Director Thomas Kail briskly populates this neighborhood with vivid characters. Genni Lis Padilla is affecting as Nina, the bright child facing an uncertain homecoming. Her affecting solo, Breathe, silences us early in the production before Daniel Bolero and understudy Rayanne Gonzales flesh out the complexities in her parents, Kevin and Camila. Nicholas Christopher’s Benny provides Nina with solid support at mid-show.
Andy Blankenbuehler’s razor-sharp choreography animates both the community’s workaday and dance club scenes to Justin Mendoza’s nimble nine-piece band.
But this night ultimately belongs to Joseph Morales. His kinetic verbal jazz delivery of Lin-Manuel Miranda’s carbonated lyrics give this show much of its propulsion. While his character’s mix of street candor and optimism buoys us, it also never takes us too far above the grittier realities of his world.

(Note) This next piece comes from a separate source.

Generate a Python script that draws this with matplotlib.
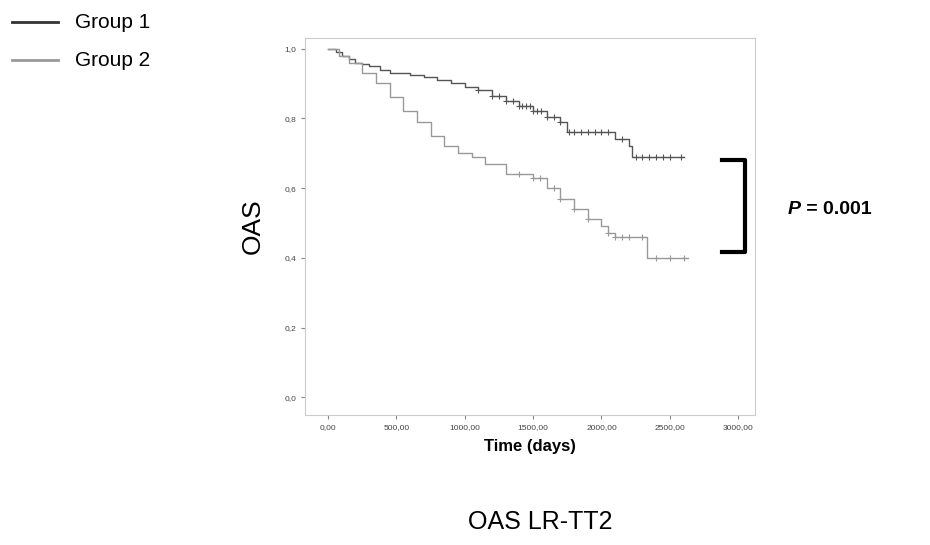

And the raw yearning Morales embodies in a moving Finale preoccupied with the question of home left more than one audience member in tears on opening night.
Theater can raise the visibility of a distant group of people. It can bring a community of strangers nearer to us, reveal our dissimilarities and our common causes, and make us less estranged.
IN THE HEIGHTS does this, remarkably, exuberantly and with heartfelt emotion. The future of the American musical looks great and sounds amazing. This, you've got to see and hear. You've got until Sunday, at DPAC.